Goal of the exercise: Reproduce the listing below character for character; drop every image.

Provided material:
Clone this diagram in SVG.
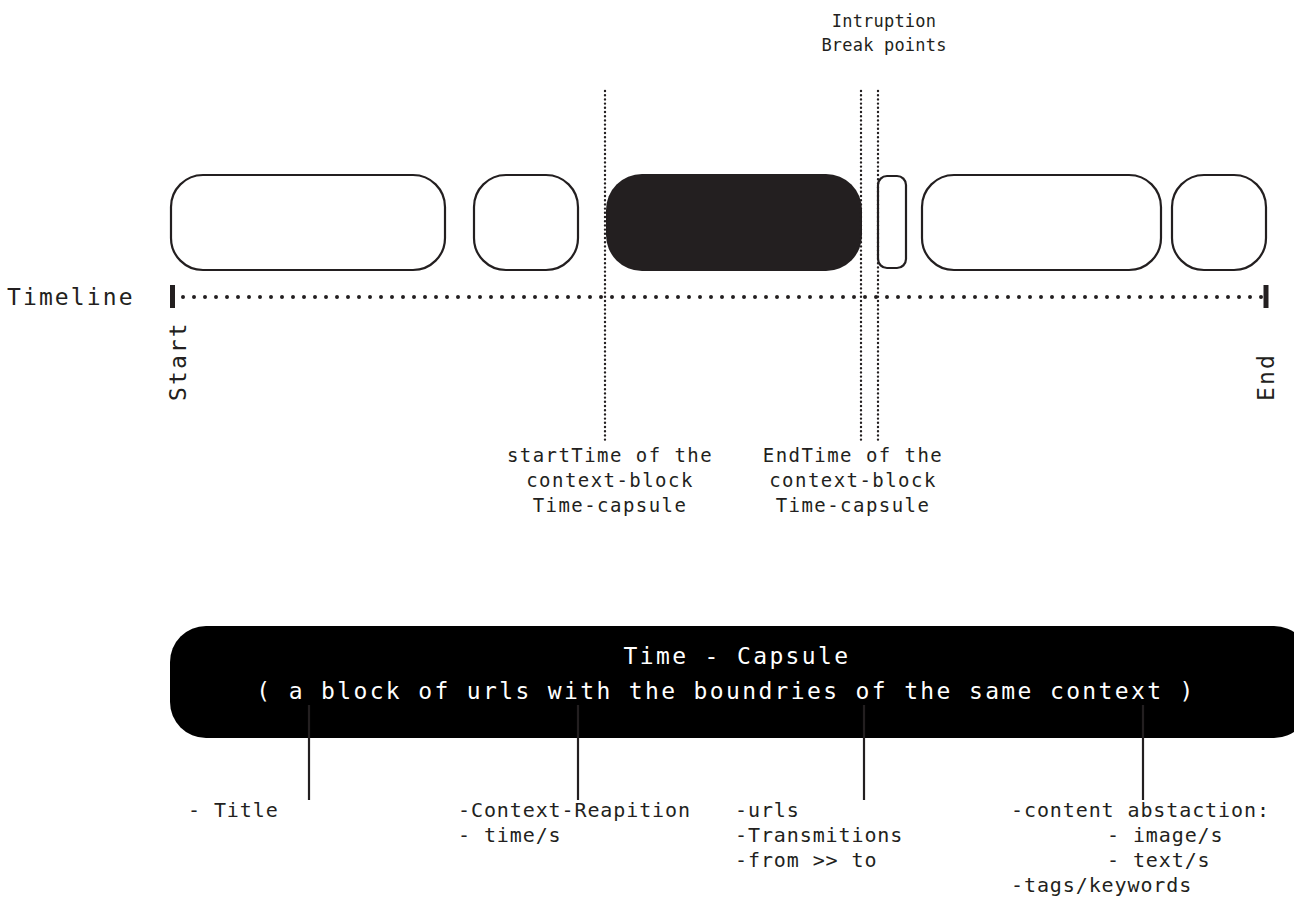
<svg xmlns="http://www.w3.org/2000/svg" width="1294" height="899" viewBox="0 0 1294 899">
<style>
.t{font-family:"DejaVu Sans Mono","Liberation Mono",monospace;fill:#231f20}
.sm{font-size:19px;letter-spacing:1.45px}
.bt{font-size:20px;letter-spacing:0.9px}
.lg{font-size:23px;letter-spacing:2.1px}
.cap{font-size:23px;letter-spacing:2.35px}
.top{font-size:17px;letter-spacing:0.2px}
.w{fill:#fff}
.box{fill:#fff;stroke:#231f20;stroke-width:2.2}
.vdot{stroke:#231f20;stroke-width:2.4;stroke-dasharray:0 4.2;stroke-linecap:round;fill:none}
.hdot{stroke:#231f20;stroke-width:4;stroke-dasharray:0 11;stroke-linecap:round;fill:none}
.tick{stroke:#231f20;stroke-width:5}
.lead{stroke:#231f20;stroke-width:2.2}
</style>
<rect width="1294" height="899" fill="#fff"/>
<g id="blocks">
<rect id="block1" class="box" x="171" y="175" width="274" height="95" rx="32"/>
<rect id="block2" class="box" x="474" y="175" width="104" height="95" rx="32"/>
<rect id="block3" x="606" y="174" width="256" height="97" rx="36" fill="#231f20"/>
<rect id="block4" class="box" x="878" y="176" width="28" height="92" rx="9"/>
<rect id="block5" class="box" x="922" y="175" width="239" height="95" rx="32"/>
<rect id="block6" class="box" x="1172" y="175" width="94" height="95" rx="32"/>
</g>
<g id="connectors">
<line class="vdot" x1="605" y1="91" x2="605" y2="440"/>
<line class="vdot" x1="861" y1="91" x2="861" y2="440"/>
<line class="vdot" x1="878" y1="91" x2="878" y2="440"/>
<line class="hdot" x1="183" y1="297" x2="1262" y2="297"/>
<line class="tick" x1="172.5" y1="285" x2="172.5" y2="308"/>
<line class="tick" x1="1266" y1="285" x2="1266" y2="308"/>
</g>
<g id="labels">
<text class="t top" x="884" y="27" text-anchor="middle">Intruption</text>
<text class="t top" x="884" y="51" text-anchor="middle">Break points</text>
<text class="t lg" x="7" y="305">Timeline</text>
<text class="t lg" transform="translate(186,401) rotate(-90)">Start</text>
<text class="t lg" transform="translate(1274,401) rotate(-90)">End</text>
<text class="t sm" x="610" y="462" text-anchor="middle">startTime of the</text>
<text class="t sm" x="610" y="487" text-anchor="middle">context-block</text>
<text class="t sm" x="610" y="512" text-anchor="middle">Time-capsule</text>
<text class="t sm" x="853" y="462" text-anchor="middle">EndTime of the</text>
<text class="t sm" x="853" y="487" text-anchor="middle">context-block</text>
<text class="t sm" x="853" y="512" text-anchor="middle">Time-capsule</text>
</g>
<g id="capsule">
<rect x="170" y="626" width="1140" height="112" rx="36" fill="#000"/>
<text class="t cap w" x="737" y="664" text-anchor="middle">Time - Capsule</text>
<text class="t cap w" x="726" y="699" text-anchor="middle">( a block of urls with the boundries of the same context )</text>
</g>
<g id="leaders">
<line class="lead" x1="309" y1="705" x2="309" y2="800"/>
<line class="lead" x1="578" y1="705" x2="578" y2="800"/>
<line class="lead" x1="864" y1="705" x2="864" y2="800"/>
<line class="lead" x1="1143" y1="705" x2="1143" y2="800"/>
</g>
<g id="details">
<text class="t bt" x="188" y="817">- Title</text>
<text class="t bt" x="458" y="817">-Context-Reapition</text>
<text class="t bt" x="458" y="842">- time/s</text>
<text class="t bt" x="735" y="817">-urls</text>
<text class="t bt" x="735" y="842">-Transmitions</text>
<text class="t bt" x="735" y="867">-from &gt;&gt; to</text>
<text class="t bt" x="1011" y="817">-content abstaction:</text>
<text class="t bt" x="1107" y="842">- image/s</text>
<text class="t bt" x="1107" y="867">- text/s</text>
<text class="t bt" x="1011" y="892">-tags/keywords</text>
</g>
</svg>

Exercise answer:
Clone this diagram in SVG.
<svg xmlns="http://www.w3.org/2000/svg" width="1294" height="899" viewBox="0 0 1294 899">
<style>
.t{font-family:"DejaVu Sans Mono","Liberation Mono",monospace;fill:#231f20}
.sm{font-size:19px;letter-spacing:1.45px}
.bt{font-size:20px;letter-spacing:0.9px}
.lg{font-size:23px;letter-spacing:2.1px}
.cap{font-size:23px;letter-spacing:2.35px}
.top{font-size:17px;letter-spacing:0.2px}
.w{fill:#fff}
.box{fill:#fff;stroke:#231f20;stroke-width:2.2}
.vdot{stroke:#231f20;stroke-width:2.4;stroke-dasharray:0 4.2;stroke-linecap:round;fill:none}
.hdot{stroke:#231f20;stroke-width:4;stroke-dasharray:0 11;stroke-linecap:round;fill:none}
.tick{stroke:#231f20;stroke-width:5}
.lead{stroke:#231f20;stroke-width:2.2}
</style>
<rect width="1294" height="899" fill="#fff"/>
<g id="blocks">
<rect id="block1" class="box" x="171" y="175" width="274" height="95" rx="32"/>
<rect id="block2" class="box" x="474" y="175" width="104" height="95" rx="32"/>
<rect id="block3" x="606" y="174" width="256" height="97" rx="36" fill="#231f20"/>
<rect id="block4" class="box" x="878" y="176" width="28" height="92" rx="9"/>
<rect id="block5" class="box" x="922" y="175" width="239" height="95" rx="32"/>
<rect id="block6" class="box" x="1172" y="175" width="94" height="95" rx="32"/>
</g>
<g id="connectors">
<line class="vdot" x1="605" y1="91" x2="605" y2="440"/>
<line class="vdot" x1="861" y1="91" x2="861" y2="440"/>
<line class="vdot" x1="878" y1="91" x2="878" y2="440"/>
<line class="hdot" x1="183" y1="297" x2="1262" y2="297"/>
<line class="tick" x1="172.5" y1="285" x2="172.5" y2="308"/>
<line class="tick" x1="1266" y1="285" x2="1266" y2="308"/>
</g>
<g id="labels">
<text class="t top" x="884" y="27" text-anchor="middle">Intruption</text>
<text class="t top" x="884" y="51" text-anchor="middle">Break points</text>
<text class="t lg" x="7" y="305">Timeline</text>
<text class="t lg" transform="translate(186,401) rotate(-90)">Start</text>
<text class="t lg" transform="translate(1274,401) rotate(-90)">End</text>
<text class="t sm" x="610" y="462" text-anchor="middle">startTime of the</text>
<text class="t sm" x="610" y="487" text-anchor="middle">context-block</text>
<text class="t sm" x="610" y="512" text-anchor="middle">Time-capsule</text>
<text class="t sm" x="853" y="462" text-anchor="middle">EndTime of the</text>
<text class="t sm" x="853" y="487" text-anchor="middle">context-block</text>
<text class="t sm" x="853" y="512" text-anchor="middle">Time-capsule</text>
</g>
<g id="capsule">
<rect x="170" y="626" width="1140" height="112" rx="36" fill="#000"/>
<text class="t cap w" x="737" y="664" text-anchor="middle">Time - Capsule</text>
<text class="t cap w" x="726" y="699" text-anchor="middle">( a block of urls with the boundries of the same context )</text>
</g>
<g id="leaders">
<line class="lead" x1="309" y1="705" x2="309" y2="800"/>
<line class="lead" x1="578" y1="705" x2="578" y2="800"/>
<line class="lead" x1="864" y1="705" x2="864" y2="800"/>
<line class="lead" x1="1143" y1="705" x2="1143" y2="800"/>
</g>
<g id="details">
<text class="t bt" x="188" y="817">- Title</text>
<text class="t bt" x="458" y="817">-Context-Reapition</text>
<text class="t bt" x="458" y="842">- time/s</text>
<text class="t bt" x="735" y="817">-urls</text>
<text class="t bt" x="735" y="842">-Transmitions</text>
<text class="t bt" x="735" y="867">-from &gt;&gt; to</text>
<text class="t bt" x="1011" y="817">-content abstaction:</text>
<text class="t bt" x="1107" y="842">- image/s</text>
<text class="t bt" x="1107" y="867">- text/s</text>
<text class="t bt" x="1011" y="892">-tags/keywords</text>
</g>
</svg>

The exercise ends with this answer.